**EXERCISE GOAL:**
Give again, verbatim, the lines between the line that contains "What Observable Plot" and the line that contains "const yMinor = d3.range(0, 40).map(i", counting both ends. Pictures are excluded from the copy.

**DATA SUPPLIED:**
== == ==

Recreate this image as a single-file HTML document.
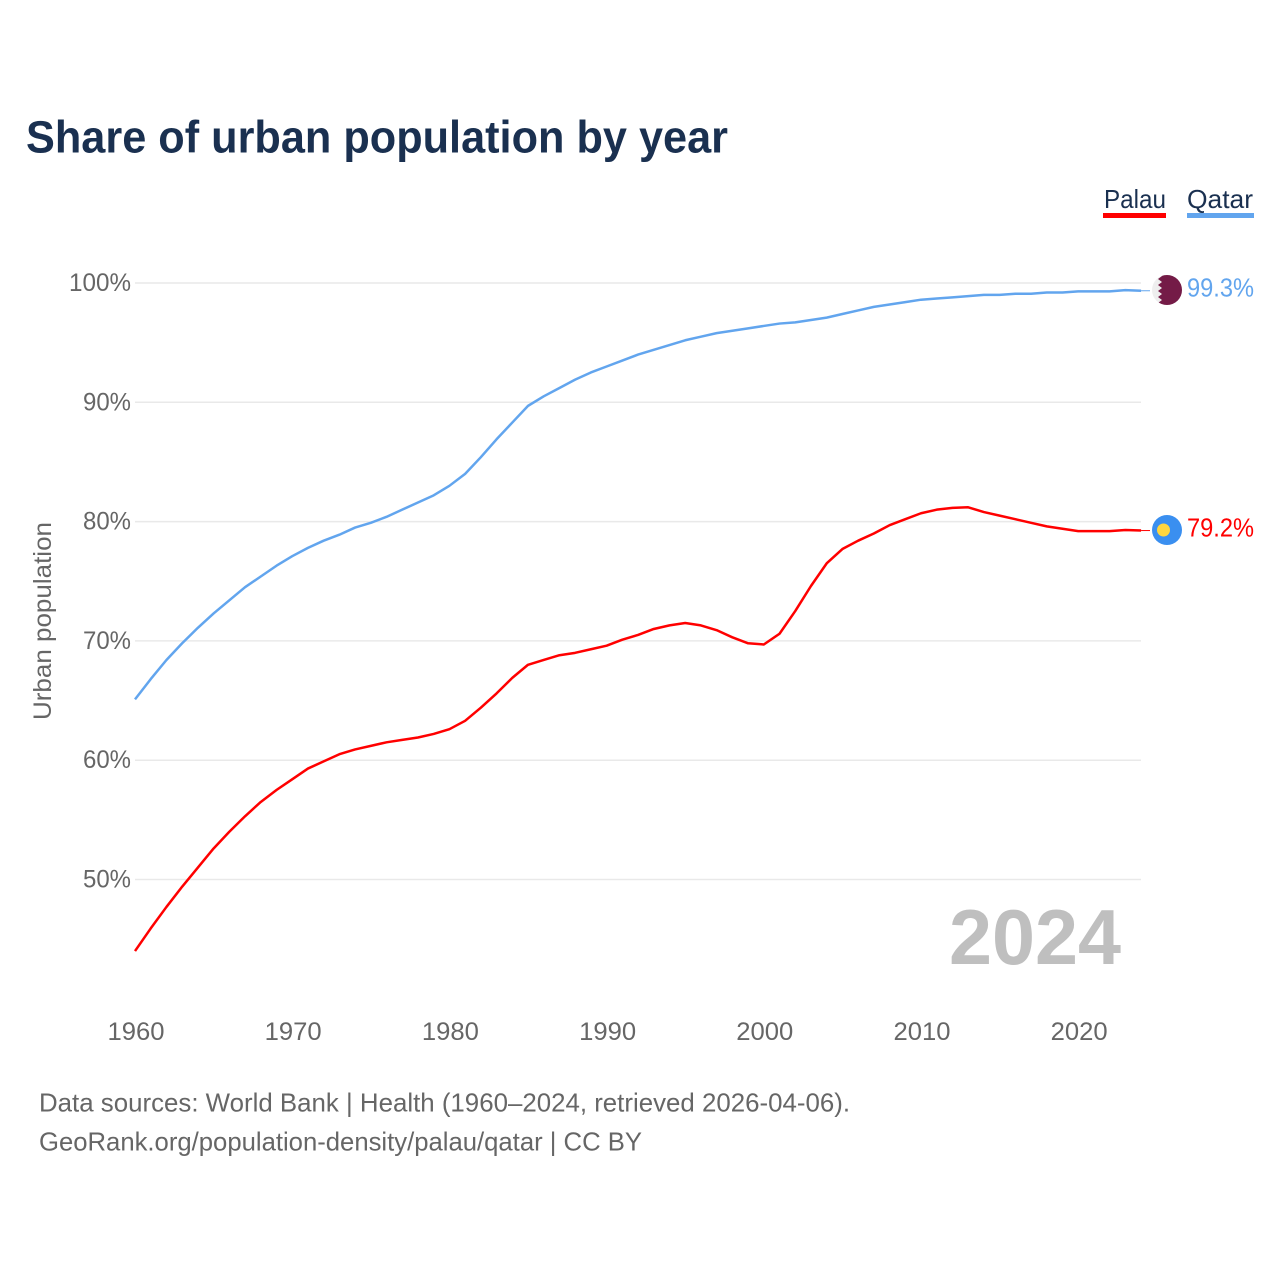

== == ==

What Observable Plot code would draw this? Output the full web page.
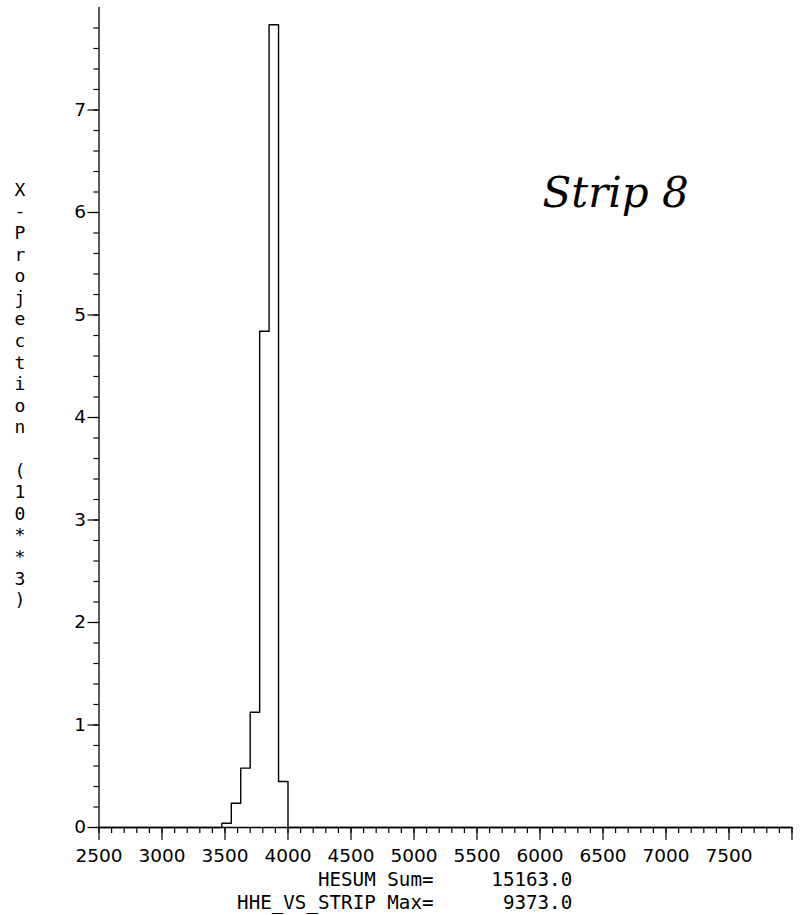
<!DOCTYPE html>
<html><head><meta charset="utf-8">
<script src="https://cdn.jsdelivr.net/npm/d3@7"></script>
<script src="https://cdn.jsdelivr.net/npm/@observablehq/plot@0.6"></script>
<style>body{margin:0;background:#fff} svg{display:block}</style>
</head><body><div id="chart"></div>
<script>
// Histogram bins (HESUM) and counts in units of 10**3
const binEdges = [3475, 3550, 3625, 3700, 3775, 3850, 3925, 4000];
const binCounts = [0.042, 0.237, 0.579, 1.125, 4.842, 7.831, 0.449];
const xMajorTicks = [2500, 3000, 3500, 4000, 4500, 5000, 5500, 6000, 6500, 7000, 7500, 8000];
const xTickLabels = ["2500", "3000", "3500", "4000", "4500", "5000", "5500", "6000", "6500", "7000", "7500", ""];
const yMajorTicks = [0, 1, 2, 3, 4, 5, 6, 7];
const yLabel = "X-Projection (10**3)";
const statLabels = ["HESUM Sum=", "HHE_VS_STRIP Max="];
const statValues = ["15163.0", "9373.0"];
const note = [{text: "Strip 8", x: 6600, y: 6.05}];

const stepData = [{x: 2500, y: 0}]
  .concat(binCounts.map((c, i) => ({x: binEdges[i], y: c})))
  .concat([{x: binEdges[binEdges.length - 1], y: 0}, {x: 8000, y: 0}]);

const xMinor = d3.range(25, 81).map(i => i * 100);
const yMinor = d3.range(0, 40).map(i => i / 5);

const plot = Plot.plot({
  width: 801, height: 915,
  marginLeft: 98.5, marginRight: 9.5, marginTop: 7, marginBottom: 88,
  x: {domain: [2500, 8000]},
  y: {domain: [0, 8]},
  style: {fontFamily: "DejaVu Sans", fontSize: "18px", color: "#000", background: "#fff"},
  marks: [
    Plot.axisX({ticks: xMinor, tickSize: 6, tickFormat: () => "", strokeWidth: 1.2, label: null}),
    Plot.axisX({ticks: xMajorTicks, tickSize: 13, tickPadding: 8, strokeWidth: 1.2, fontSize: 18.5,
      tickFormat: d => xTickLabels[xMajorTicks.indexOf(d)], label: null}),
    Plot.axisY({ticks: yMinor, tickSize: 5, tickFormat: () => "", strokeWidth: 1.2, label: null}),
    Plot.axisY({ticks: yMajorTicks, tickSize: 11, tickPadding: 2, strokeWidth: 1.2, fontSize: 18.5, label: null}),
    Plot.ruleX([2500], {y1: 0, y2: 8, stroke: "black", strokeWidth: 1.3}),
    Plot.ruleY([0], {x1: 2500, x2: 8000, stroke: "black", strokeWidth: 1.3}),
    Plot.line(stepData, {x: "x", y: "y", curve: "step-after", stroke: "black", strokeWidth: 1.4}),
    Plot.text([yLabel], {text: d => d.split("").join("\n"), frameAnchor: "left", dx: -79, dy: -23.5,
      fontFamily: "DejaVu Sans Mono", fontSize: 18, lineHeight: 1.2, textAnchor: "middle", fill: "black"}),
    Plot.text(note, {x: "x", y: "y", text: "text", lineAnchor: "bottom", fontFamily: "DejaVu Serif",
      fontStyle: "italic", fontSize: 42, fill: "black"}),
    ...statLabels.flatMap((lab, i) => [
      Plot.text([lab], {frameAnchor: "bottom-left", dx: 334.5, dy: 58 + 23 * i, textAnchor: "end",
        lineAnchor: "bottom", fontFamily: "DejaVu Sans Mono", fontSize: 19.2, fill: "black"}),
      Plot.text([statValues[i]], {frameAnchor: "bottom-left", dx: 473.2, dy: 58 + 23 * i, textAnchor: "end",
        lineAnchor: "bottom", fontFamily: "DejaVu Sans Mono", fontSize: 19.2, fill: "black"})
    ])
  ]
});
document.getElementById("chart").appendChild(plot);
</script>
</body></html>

== == ==

**RESPONSE TO THIS EXERCISE:**
What Observable Plot code would draw this? Output the full web page.
<!DOCTYPE html>
<html><head><meta charset="utf-8">
<script src="https://cdn.jsdelivr.net/npm/d3@7"></script>
<script src="https://cdn.jsdelivr.net/npm/@observablehq/plot@0.6"></script>
<style>body{margin:0;background:#fff} svg{display:block}</style>
</head><body><div id="chart"></div>
<script>
// Histogram bins (HESUM) and counts in units of 10**3
const binEdges = [3475, 3550, 3625, 3700, 3775, 3850, 3925, 4000];
const binCounts = [0.042, 0.237, 0.579, 1.125, 4.842, 7.831, 0.449];
const xMajorTicks = [2500, 3000, 3500, 4000, 4500, 5000, 5500, 6000, 6500, 7000, 7500, 8000];
const xTickLabels = ["2500", "3000", "3500", "4000", "4500", "5000", "5500", "6000", "6500", "7000", "7500", ""];
const yMajorTicks = [0, 1, 2, 3, 4, 5, 6, 7];
const yLabel = "X-Projection (10**3)";
const statLabels = ["HESUM Sum=", "HHE_VS_STRIP Max="];
const statValues = ["15163.0", "9373.0"];
const note = [{text: "Strip 8", x: 6600, y: 6.05}];

const stepData = [{x: 2500, y: 0}]
  .concat(binCounts.map((c, i) => ({x: binEdges[i], y: c})))
  .concat([{x: binEdges[binEdges.length - 1], y: 0}, {x: 8000, y: 0}]);

const xMinor = d3.range(25, 81).map(i => i * 100);
const yMinor = d3.range(0, 40).map(i => i / 5);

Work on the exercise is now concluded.